** SHORT PROBLEM **
Pictures excluded, return the lines below from the first through the line holding "(hub) at (464,367);".

# Start of DATASET EXTRACT

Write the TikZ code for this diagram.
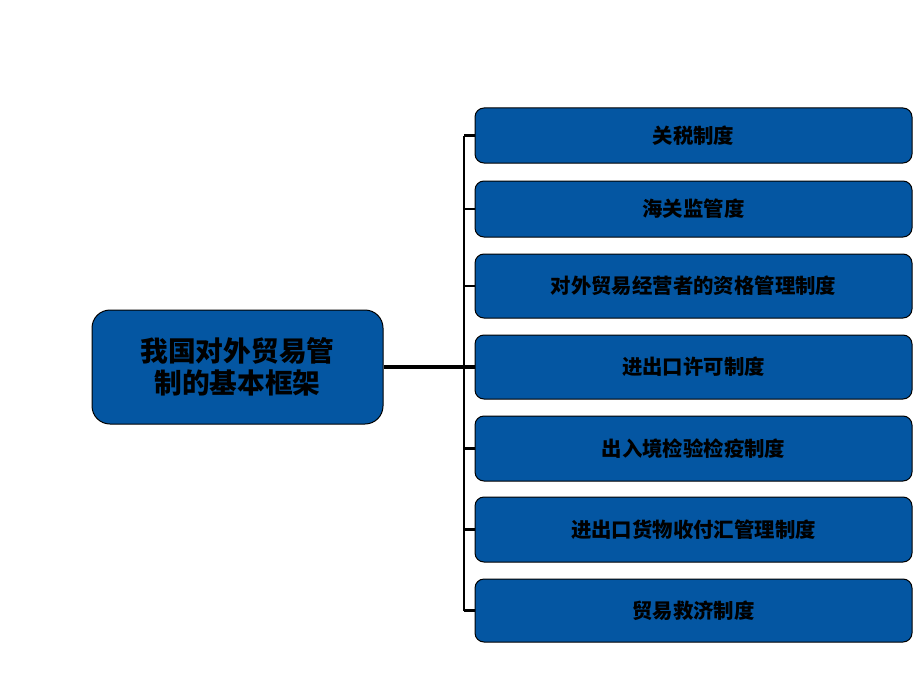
\documentclass[tikz,border=0pt]{standalone}
\usepackage{fontspec}
\setmainfont{Noto Sans CJK SC}
\usetikzlibrary{positioning}
\definecolor{boxblue}{RGB}{4,86,162}

\begin{document}
\begin{tikzpicture}[
  x=1pt, y=-1pt,
  root/.style={rectangle, rounded corners=18pt, draw, line width=1pt, fill=boxblue, minimum width=291pt, minimum height=114pt, align=center, font=\bfseries\fontsize{27.7}{32}\selectfont},
  branch/.style={rectangle, rounded corners=9pt, draw, line width=1pt, fill=boxblue, minimum width=437pt, font=\bfseries\fontsize{20.4}{24}\selectfont},
  bus/.style={line width=2.6pt},
  link/.style={line width=3.2pt}
]
\useasboundingbox (0,0) rectangle (920,690);

\node[root] (frame) at (237.5,367) {我国对外贸易管\\制的基本框架};

\node[branch, minimum height=55pt] (b1) at (693.5,135.5) {关税制度};
\node[branch, minimum height=56pt] (b2) at (693.5,209) {海关监管度};
\node[branch, minimum height=64pt] (b3) at (693.5,286) {对外贸易经营者的资格管理制度};
\node[branch, minimum height=64pt] (b4) at (693.5,367) {进出口许可制度};
\node[branch, minimum height=65pt] (b5) at (693.5,448.5) {出入境检验检疫制度};
\node[branch, minimum height=65pt] (b6) at (693.5,529.5) {进出口货物收付汇管理制度};
\node[branch, minimum height=63pt] (b7) at (693.5,610.5) {贸易救济制度};

\coordinate (hub) at (464,367);

% trunk and bus
\draw[link] (frame) -- (b4);
\draw[bus] (b1.west -| hub) -- (b7.west -| hub);
\foreach \n in {1,...,7}
  \draw[bus] (b\n.west -| hub) -- (b\n.west);
\end{tikzpicture}
\end{document}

# End of DATASET EXTRACT

** ANSWER FOR THIS EXERCISE **
Write the TikZ code for this diagram.
\documentclass[tikz,border=0pt]{standalone}
\usepackage{fontspec}
\setmainfont{Noto Sans CJK SC}
\usetikzlibrary{positioning}
\definecolor{boxblue}{RGB}{4,86,162}

\begin{document}
\begin{tikzpicture}[
  x=1pt, y=-1pt,
  root/.style={rectangle, rounded corners=18pt, draw, line width=1pt, fill=boxblue, minimum width=291pt, minimum height=114pt, align=center, font=\bfseries\fontsize{27.7}{32}\selectfont},
  branch/.style={rectangle, rounded corners=9pt, draw, line width=1pt, fill=boxblue, minimum width=437pt, font=\bfseries\fontsize{20.4}{24}\selectfont},
  bus/.style={line width=2.6pt},
  link/.style={line width=3.2pt}
]
\useasboundingbox (0,0) rectangle (920,690);

\node[root] (frame) at (237.5,367) {我国对外贸易管\\制的基本框架};

\node[branch, minimum height=55pt] (b1) at (693.5,135.5) {关税制度};
\node[branch, minimum height=56pt] (b2) at (693.5,209) {海关监管度};
\node[branch, minimum height=64pt] (b3) at (693.5,286) {对外贸易经营者的资格管理制度};
\node[branch, minimum height=64pt] (b4) at (693.5,367) {进出口许可制度};
\node[branch, minimum height=65pt] (b5) at (693.5,448.5) {出入境检验检疫制度};
\node[branch, minimum height=65pt] (b6) at (693.5,529.5) {进出口货物收付汇管理制度};
\node[branch, minimum height=63pt] (b7) at (693.5,610.5) {贸易救济制度};

\coordinate (hub) at (464,367);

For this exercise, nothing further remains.